There are two members who entered Faal in 2013 and two more who joined in 2015, so you and William (vocals since 2009) are the only “old-timers” there. How did it happen that the lineup updated so cardinally, and how did you recruit Vic, Gerben, Remco, and Catia?

The line-up actually changed slowly over time. When a band is going on for quite some time, people sometimes move on, it was pretty much a natural process. Finding replacements for members wasn’t actually that much of a problem, since we all knew each other before they were in the band. Next thing you know is trying out on a rehearsel and from there it starts.


Despite all these changes, the new material sounds like a natural development of the stuff you performed on Abhorrence – Salvation. How do you see that constancy?

Considering I’ve always had a part in writing the music, I find it’s quite logical to have the new record a continuation of previous work. I guess you’d call it our style probably. Of course it’s also different compared to the previous work, because there’s quite a few new members now, and also time played a factor as well. Ideas tend to evolve over time, slowly forming into new ideas you could never imagine a year before.


Pascal, in the interview we did back in 2009, you told us that the lion’s share of the material for Abhorrence Salvation was recorded in Ward’s bedroom. In what conditions did you record the new compositions?

This time we recorded the complete album at Double Noise Studios in Tilburg, which is run by Gerben, our other guitarist. We also rehearse at the same place, so going into the studio to actually record didn’t feel as stressed as you sometimes hear from bands, since we are so used to the place.


Did you use some new techniques during the Desolate Grief sessions?

Apart from using proper studio technology, of course, nothing really was different compared to previous recordings.

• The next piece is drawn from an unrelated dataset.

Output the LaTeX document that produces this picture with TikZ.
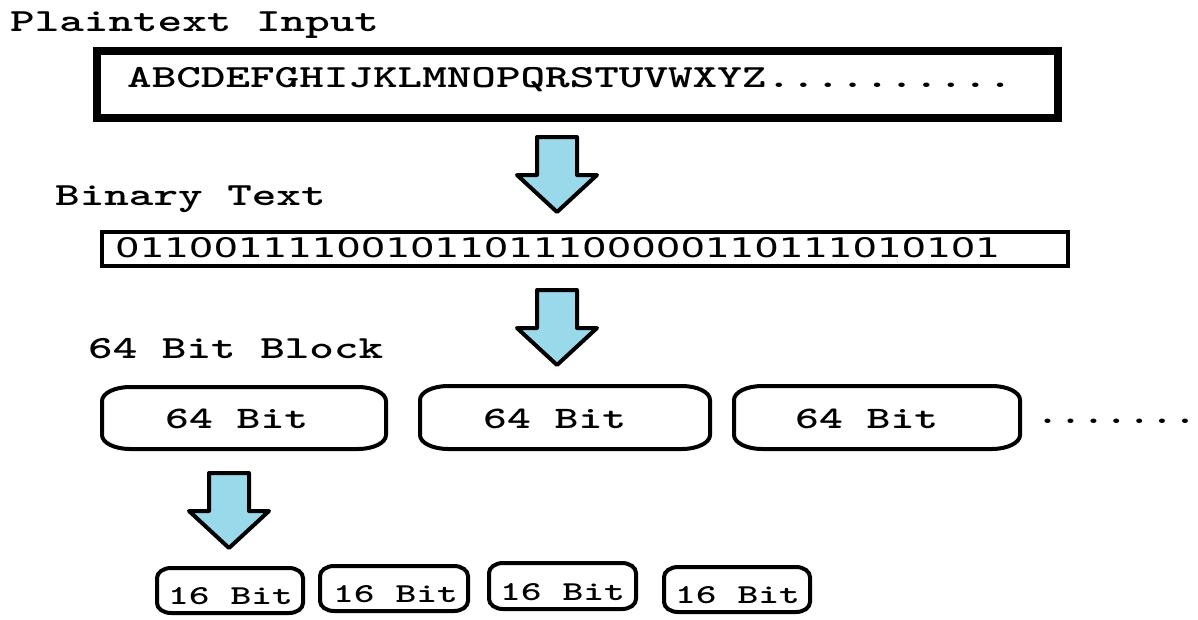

Who is the author of Faal’s lyrics nowadays? What are the lyrical topics you put into the  Desolate Grief story? Considering the album’s and the songs’ titles, I may consider that Faal is still about depression, grief, and loss.

The lyrical content is indeed still the same as it was on previous works, and are written by William.


Do you care about the texts he writes and sings? Do you offer your own ideas for the lyrics? And can you name a band which you like mostly because of the texts?

Of course I care about the lyrics, but I personally don’t involve myself with the lyrics at all. I occasionally might suggest an idea, although that’s usually not really on purpose anyway.

As for the lyrics of other bands, it’s kinda hard to exactly pinpoint something. I listen to quite a lot of neofolk actually, and bands in that genre revolve mostly about the lyrics, so in that case I would go for a band like Rome.


How would you describe the essence of Faal’s funeral / death doom practices? What’s your general motivation?

I think this is something personal for each band member, but personally I get my motivation out of a lot of different things. Years ago I started writing music to vent emotions and stuff like that, and actually even use ‘bad’ stuff to create something constructive. I’ve been doing that since even before Faal was actually a band, so writing music was already something I had gotten accustomed to.


There’s been no news from Akelei for a few years. Did you bury that band or are you preparing some new songs? I guess you played a gig in 2015, and that’s all, right?

We’re busy 🙂


Well… busy with that?

A new album is in the works, but there aren’t any details about it just yet, so I can’t really tell anything about it. Occasionally there’s some info on the Facebook page though, but very sparse.


What are your plans for 2018? Do you aim to record a new album sooner or will you take your time, as Faal did with Desolate Grief?

Only time will tell. At least we hope to have a new release a bit sooner than 5 years this time, but of course nobody knows for sure.